Per Crain’s article, the store’s monthly rent climbed to $20,000—an impossible price for a script shop with some inventory that prices out at $10. The scenario represents an all-too-common story in Manhattan: as the city’s landlords continue to raise the rent, small businesses are being pinched out.
In a report last spring, the Real Estate Board of New York predicted that in 2018 the city would see more national retailers consolidating, and utilizing “artificial intelligence, robotics, and data mining to provide a personalized shopping experience that provides brand empathy and is also social media friendly.” In the age of Amazon and Instagram, the report’s findings paint the picture of what the little bookstore in faces in a changing Manhattan more focused on shareable moments than ever before.
Once news of the shop’s closing broke, figures from all over the country rallied on social media and shared their lament. Lin-Manuel Miranda, who used the shop as a writing spot for his breakout Tony-winning musical “In The Heights” swung by the shop and signed “everything with my name on it” to help incentivize foot traffic.
The shop has a storied history with many NYC actors, especially students who trained in the city. A.J. Allegra was a BFA student at NYU’s Stella Adler Studio of Acting in the early 2000’s and describes the store’s charm. “It was the place where we’d run to buy the $7 acting edition of the play we were just assigned in scene study,” he told Backstage. “It was the spot we’d search in for hours trying to find a new audition piece. [The shop] provided the opportunity the simply browse and discover.... What do we have left?

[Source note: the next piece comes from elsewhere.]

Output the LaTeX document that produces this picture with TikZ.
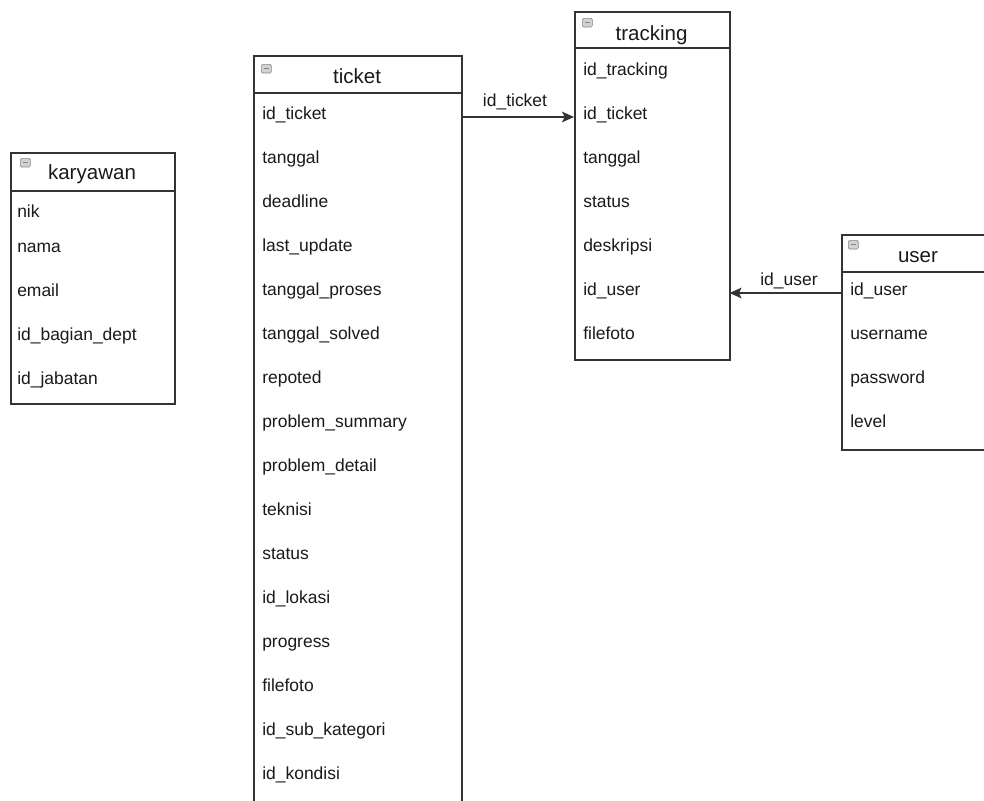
\documentclass[tikz,border=0pt]{standalone}
\usepackage{fontspec}
\setmainfont{Liberation Sans}
\usetikzlibrary{arrows.meta}
\definecolor{edgegray}{HTML}{333333}
\definecolor{inkgray}{HTML}{1A1A1A}
\definecolor{iconfill}{HTML}{D2D2D2}
\definecolor{iconline}{HTML}{888888}
\tikzset{
  tablebox/.style={draw=edgegray, line width=1.15pt, fill=white, rectangle,
    anchor=north west, inner sep=0pt},
  headline/.style={draw=edgegray, line width=1.15pt},
  tabletitle/.style={anchor=base, inner sep=0pt, text=inkgray,
    font=\fontsize{15.4}{18}\selectfont},
  field/.style={anchor=base west, inner xsep=6.75pt, inner ysep=0pt,
    text height=8pt, text depth=5pt, align=left, text=inkgray,
    font=\fontsize{13.1}{15}\selectfont},
  linklabel/.style={anchor=base, inner sep=0pt, text=inkgray,
    font=\fontsize{13.1}{15}\selectfont},
  fk/.style={draw=edgegray, line width=1.15pt,
    -{Stealth[length=9pt, width=8pt, inset=2pt]}},
  collapser/.style={draw=iconline, fill=iconfill, line width=0.5pt,
    rounded corners=1pt, anchor=north west, inner sep=0pt,
    minimum width=7.5pt, minimum height=6.5pt,
    path picture={\draw[iconline, line width=1pt]
      ([xshift=1.8pt]path picture bounding box.west) --
      ([xshift=-1.8pt]path picture bounding box.east);}},
}
\begin{document}
\begin{tikzpicture}[x=0.75pt, y=-0.75pt]
\useasboundingbox (0,0) rectangle (984,800);
\clip (0,0) rectangle (984,800);

% ---- karyawan ----
\node[tablebox, minimum width=123pt, minimum height=188.25pt] (karyawan) at (10,152) {};
\path (karyawan.north west) ++(0,39) coordinate (karyawan-hl);
\draw[headline] (karyawan-hl) -- (karyawan-hl -| karyawan.east);
\node[collapser] (karyawan-icon) at (20,158) {};
\node[tabletitle] (karyawan-title) at (92,179) {karyawan};
\foreach \f/\yy [count=\i] in {nik/217, nama/252, email/296, id\_bagian\_dept/340, id\_jabatan/384}
  \node[field, inner xsep=5.25pt, text width=112.5pt] (karyawan-\i) at (10,\yy) {\f};

% ---- ticket ----
\node[tablebox, minimum width=156pt, minimum height=570pt] (ticket) at (253,55) {};
\path (ticket.north west) ++(0,38) coordinate (ticket-hl);
\draw[headline] (ticket-hl) -- (ticket-hl -| ticket.east);
\node[collapser] (ticket-icon) at (261,64) {};
\node[tabletitle] (ticket-title) at (357,83) {ticket};
\foreach \f [count=\i] in {id\_ticket, tanggal, deadline, last\_update, tanggal\_proses,
    tanggal\_solved, repoted, problem\_summary, problem\_detail, teknisi, status,
    id\_lokasi, progress, filefoto, id\_sub\_kategori, id\_kondisi}
  \node[field, text width=142.5pt] (ticket-\i) at (253,{119+44*(\i-1)}) {\f};

% ---- tracking ----
\node[tablebox, minimum width=116.25pt, minimum height=261pt] (tracking) at (574,11) {};
\path (tracking.north west) ++(0,37) coordinate (tracking-hl);
\draw[headline] (tracking-hl) -- (tracking-hl -| tracking.east);
\node[collapser] (tracking-icon) at (582,18) {};
\node[tabletitle] (tracking-title) at (651.5,40) {tracking};
\foreach \f [count=\i] in {id\_tracking, id\_ticket, tanggal, status, deskripsi, id\_user, filefoto}
  \node[field, text width=102.75pt] (tracking-\i) at (574,{75+44*(\i-1)}) {\f};

% ---- user ----
\node[tablebox, minimum width=115.5pt, minimum height=161.25pt] (user) at (841,234) {};
\path (user.north west) ++(0,38) coordinate (user-hl);
\draw[headline] (user-hl) -- (user-hl -| user.east);
\node[collapser] (user-icon) at (848,240) {};
\node[tabletitle] (user-title) at (918,262) {user};
\foreach \f [count=\i] in {id\_user, username, password, level}
  \node[field, text width=102pt] (user-\i) at (841,{295+44*(\i-1)}) {\f};

% ---- foreign keys ----
\draw[fk] (ticket-1.east) -- (tracking-2.west);
\node[linklabel] (fk-ticket) at (515,106) {id\_ticket};
\draw[fk] (user-1.west) -- (tracking-6.east);
\node[linklabel] (fk-user) at (789,285) {id\_user};
\end{tikzpicture}
\end{document}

Amazon Prime? How depressing.”
The store also hosted events, from readings to autographings, and even provided space for rehearsals. For many actors, it’s known as a meeting post. The bookstore’s couches have also now become sentimentally iconic—inviting actors to sit, read, chat, and get advice and recommendations from the shop’s 20-person staff of part-timers.
The shop has had several locations throughout its 100-plus year history; it came to occupy its current site on 40th Street in 2001. For now, the plan is for the store to shutter its current location at the start of the new year. Owner Allen Hubby, who’s worked at the shop since the ’70’s, hopes to reopen the store in a smaller location somewhere in the city’s Theater District.
For now, many actors and tourists alike are rushing to the Drama Shop to give a standing ovation for a small business at risk in a big and changing city. Store hours are 10 a.m. to 7 p.m. Monday–Wednesday and Friday–Saturday; 10 a.m. to 8 p.m. Thursday; and noon to 6 p.m. Sunday.